Merton has a soul-opening encounter with these statues. But it’s important to note that he begins by taking off his shoes, by feeling with his feet what the grass and the sand may tell him. Shoes would be a hindrance in such encounter. They would come between his feet and their experience and appreciation of the earth.

Fancy words and elegant phrases can sometimes be a hindrance too in addressing the holy. Late in life, Leo Tolstoy came to this wisdom. In his Master and Man, a work so charged with Christian radiance that it might be added to the New Testament as the fifth Gospel, two approaches to prayer are made vivid.

The first approach is embodied by a rich landowner, Vassili Andreitch Brekhunoff, and the second by his poor serf, Nikita. The rich man has three names. The poor man has one.

When the master and his servant find themselves lost in the midst of a snowstorm, they each address the holy in their own class-conscious ways. Vassili, fearing he might die from the cold, uses extravagant language to make his entreaties to divinity. He prays “O Queen of Heaven! O Holy Father Saint Nicholas who teaches us abstinence.”

Nikita, finding himself in a similar situation of frostbite and possible death, prays with very simple language: “Little Father—our Little Father in Heaven!” He imagines God to be little like himself. His last spoken words in the narrative are “O God, Little Father of ours, surely thou wilt call me also? … If so, Thy will be done…”

The one approach to prayer is to summon frilly words, words of lace and embroidery. The other approach to prayer is to say whatever is in your heart without regard to sophistication or elegance. Northrop Frye once remarked that the Lord’s Prayer is not a particularly elegant utterance. It’s plain, it’s simple, and yet it’s also very powerful for reasons having to do in part with plain speech and linguistic simplicity.

I have a familial connection to the Lord’s Prayer. My son has it tacked to his corkboard and my father, who suffered from Alzheimer’s, clung to the prayer as one of his last memories. The prayer also had significance to Dietrich Bonhoeffer in his imprisonment by the Nazis. He said the prayer each morning to a group of his fellow prisoners until he realized that one person in the group was not a Christian. He stopped saying it then for fear he would cause discomfort to that one person.

In recent years I’ve had the pleasure of getting to know the German-born Toronto sculptor, Ted Rettig. I first saw his stone sculptures at Father Donovan’s art exhibit at the Hamilton Art Gallery in 1994. One piece in particular caught my eye. It was a stone piece the height of a human thigh and the width of a human skull. The stone was hollowed out in the middle, and there was a small bronze gate opening to empty space. I felt that I was looking at a holy object, an icon of Golgotha, honouring the risen Christ.
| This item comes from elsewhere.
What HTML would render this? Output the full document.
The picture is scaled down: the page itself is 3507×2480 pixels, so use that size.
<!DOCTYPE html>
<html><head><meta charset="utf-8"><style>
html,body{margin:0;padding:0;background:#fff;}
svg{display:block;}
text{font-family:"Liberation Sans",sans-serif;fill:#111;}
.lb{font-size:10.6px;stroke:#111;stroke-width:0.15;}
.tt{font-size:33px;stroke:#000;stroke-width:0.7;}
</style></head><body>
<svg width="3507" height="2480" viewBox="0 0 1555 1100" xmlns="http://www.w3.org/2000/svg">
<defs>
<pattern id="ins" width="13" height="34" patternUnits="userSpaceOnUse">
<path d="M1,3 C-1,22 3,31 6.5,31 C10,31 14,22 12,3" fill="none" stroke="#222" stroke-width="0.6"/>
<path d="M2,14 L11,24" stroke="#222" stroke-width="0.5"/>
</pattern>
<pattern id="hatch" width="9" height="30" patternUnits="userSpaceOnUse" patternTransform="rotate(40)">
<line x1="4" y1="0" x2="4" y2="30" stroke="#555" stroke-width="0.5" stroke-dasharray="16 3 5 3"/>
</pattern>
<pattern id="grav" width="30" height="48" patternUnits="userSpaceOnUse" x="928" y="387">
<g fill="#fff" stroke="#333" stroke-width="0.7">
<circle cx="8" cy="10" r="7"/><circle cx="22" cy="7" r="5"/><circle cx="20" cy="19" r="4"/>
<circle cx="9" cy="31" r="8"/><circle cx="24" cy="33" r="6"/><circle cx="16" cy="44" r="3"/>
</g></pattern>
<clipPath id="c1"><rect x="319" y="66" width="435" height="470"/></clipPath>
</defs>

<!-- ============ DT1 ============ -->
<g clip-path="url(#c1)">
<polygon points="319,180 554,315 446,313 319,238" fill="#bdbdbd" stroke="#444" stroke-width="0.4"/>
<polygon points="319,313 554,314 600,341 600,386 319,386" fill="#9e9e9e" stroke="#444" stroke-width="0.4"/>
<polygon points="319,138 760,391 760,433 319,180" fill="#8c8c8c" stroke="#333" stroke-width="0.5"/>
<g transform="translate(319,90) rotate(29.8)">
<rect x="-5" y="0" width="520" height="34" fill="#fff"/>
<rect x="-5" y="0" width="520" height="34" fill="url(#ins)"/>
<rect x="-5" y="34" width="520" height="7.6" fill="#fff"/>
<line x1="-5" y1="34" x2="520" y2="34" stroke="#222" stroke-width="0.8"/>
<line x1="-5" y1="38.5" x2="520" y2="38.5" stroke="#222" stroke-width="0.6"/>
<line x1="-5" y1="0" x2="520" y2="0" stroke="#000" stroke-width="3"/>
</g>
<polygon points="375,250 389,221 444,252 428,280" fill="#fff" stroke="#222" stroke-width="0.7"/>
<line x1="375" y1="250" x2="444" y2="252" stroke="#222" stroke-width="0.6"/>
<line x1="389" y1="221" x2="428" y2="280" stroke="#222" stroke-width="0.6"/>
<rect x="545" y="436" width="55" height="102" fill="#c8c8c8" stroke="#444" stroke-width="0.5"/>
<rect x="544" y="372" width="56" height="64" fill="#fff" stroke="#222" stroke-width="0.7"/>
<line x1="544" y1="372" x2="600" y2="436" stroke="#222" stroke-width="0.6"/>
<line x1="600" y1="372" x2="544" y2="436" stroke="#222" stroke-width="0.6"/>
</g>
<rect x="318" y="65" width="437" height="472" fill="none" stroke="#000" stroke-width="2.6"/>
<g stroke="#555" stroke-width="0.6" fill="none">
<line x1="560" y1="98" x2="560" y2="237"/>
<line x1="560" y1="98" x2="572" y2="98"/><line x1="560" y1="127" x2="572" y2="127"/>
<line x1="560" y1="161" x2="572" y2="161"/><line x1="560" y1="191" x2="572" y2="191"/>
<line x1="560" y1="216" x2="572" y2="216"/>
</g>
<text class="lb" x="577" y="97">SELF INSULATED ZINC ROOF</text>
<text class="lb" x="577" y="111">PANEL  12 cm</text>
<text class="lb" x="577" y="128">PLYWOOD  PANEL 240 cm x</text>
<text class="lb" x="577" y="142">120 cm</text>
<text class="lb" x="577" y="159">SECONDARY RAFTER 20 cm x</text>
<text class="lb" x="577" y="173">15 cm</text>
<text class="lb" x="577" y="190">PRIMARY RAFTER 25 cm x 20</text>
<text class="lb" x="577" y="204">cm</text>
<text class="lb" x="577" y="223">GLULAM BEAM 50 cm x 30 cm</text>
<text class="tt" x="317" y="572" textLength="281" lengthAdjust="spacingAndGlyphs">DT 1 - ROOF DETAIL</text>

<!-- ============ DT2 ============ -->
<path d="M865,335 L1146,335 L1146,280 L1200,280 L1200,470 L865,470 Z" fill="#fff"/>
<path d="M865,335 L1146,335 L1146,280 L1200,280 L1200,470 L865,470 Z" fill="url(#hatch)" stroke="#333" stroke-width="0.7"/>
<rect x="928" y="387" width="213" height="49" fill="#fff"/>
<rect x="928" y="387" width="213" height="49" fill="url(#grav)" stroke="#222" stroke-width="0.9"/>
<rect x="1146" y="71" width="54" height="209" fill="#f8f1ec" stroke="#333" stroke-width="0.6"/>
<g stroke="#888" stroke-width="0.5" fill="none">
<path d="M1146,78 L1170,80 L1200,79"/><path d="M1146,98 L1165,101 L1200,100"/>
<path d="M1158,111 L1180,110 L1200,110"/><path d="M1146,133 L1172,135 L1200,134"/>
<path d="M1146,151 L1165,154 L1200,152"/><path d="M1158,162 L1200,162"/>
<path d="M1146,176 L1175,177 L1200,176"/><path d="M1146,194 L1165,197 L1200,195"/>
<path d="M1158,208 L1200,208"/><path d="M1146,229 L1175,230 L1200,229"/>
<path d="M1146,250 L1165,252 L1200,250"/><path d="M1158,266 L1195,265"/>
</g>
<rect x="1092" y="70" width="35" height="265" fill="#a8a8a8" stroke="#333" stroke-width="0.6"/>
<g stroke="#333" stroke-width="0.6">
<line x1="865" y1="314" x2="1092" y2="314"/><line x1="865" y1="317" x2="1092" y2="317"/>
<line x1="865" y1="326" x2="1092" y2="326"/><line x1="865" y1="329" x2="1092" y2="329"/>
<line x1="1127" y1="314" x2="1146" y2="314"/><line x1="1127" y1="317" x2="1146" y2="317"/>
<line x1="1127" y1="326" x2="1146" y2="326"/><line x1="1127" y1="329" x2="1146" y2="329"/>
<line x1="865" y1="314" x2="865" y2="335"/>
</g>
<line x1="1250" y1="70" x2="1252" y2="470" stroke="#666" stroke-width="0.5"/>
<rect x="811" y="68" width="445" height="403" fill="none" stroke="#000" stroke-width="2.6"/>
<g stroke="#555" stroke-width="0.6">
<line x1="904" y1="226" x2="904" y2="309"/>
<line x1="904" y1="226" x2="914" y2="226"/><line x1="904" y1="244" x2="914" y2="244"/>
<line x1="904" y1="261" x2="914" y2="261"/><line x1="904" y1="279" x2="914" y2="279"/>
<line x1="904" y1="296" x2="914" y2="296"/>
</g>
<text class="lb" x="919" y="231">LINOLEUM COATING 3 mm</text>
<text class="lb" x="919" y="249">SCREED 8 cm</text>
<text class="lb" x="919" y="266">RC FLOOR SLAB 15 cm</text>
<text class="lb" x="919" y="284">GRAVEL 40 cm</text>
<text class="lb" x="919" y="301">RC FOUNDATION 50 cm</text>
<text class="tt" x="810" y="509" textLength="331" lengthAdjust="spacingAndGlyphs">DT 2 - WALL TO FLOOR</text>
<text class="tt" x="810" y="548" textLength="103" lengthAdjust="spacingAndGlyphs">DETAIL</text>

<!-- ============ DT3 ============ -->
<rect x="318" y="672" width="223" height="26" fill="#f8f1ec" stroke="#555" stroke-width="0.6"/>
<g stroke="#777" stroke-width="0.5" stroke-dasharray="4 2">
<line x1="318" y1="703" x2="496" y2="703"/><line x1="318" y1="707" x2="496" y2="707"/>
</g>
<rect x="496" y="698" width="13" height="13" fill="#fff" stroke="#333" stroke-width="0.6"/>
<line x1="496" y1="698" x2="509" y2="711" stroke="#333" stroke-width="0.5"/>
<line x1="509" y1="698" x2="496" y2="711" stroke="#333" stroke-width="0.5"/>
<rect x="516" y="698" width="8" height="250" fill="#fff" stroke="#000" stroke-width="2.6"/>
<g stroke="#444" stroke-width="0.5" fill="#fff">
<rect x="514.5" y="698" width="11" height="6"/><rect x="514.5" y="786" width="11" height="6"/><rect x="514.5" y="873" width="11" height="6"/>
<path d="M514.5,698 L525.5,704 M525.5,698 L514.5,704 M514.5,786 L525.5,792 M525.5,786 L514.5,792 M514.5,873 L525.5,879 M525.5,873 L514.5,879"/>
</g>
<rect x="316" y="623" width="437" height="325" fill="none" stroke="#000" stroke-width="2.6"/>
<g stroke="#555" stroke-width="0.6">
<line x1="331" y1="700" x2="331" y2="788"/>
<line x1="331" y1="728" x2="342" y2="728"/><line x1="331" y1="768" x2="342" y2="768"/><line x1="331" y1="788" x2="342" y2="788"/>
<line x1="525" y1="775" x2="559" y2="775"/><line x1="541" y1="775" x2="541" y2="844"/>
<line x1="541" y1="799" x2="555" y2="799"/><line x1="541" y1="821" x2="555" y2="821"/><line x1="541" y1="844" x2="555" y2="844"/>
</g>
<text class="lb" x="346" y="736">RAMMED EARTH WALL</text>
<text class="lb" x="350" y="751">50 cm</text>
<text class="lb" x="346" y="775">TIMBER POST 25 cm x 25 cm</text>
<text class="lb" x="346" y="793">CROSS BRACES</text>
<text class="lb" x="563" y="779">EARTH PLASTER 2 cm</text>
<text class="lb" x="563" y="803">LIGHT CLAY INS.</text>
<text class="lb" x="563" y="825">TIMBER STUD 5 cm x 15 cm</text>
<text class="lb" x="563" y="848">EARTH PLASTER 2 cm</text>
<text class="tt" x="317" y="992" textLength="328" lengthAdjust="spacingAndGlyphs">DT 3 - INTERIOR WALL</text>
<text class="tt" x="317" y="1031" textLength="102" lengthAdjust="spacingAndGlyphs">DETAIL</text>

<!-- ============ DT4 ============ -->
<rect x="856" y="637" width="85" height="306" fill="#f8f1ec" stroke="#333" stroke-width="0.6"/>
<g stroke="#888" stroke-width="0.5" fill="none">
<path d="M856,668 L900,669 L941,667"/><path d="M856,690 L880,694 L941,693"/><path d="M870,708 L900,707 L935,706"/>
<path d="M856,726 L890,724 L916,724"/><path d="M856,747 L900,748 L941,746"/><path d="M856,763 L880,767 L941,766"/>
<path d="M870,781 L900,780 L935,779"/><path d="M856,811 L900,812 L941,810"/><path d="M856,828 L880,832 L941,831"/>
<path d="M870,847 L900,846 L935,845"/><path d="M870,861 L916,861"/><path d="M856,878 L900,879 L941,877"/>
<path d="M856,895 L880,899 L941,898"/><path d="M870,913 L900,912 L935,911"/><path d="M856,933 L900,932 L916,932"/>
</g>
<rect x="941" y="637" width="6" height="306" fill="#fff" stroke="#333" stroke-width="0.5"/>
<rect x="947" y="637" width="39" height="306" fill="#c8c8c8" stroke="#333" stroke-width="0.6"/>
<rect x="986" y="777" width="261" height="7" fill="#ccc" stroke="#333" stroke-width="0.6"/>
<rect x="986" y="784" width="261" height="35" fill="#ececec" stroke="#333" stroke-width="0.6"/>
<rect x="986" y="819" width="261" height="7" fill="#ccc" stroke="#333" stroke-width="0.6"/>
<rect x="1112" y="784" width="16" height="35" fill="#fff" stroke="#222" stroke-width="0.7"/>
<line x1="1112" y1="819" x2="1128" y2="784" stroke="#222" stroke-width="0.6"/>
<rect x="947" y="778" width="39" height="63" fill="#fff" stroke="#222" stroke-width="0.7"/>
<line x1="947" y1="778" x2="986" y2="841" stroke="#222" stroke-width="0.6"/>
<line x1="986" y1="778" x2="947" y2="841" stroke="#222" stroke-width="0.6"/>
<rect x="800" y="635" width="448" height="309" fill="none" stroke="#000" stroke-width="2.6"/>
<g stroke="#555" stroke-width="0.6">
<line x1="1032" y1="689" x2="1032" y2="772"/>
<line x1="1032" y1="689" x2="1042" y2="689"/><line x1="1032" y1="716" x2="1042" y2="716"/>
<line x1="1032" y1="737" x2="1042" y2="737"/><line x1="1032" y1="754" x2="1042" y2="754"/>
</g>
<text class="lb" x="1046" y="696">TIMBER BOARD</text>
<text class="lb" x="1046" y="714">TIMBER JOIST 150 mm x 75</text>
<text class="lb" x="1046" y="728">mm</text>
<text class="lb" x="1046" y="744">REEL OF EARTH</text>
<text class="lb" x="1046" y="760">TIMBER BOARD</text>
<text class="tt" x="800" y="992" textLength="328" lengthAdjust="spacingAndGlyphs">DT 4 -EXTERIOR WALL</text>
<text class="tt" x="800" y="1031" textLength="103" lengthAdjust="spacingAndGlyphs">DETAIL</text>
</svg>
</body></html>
Ted comes to the holy in many different ways: through his relationships with family and friends, through his sculpture, and through his words. Like Nikita, he doesn’t try to impress in his prayers, he doesn’t try to be eloquent or wise. He takes off his shoes; he speaks plainly from the heart.

My prayer life
is very modest
and ordinary

It seems so small
and unimportant
so hidden away and ineffectual
not part of our busy world

But I like it very much
and need it
to survive

This prayer has no title, no punctuation, no metaphors. Perhaps it doesn’t even conjure any images for the reader, and yet it evokes such beauty and power.

The prayer brings to mind a poem by the German poet, Paul Celan. The poem is called “With wine and being lost,” and it recalls Tolstoy’s snowy landscape and amplifies the meaning of Ted’s imageless prayer. The translation is by Nikolai Popov and Heather McHugh.

With wine and being lost…

I rode through the snow…
I rode God far—I rode God
near, he sang,
it was
our last ride over
the hurdled humans.

They cowered when
they heard us
overhead, they
wrote, they
lied our neighing
into one
of their
image-ridden languages.

Is prayer a form of human neighing to the divine? A sound more than a word. A cry more than a language.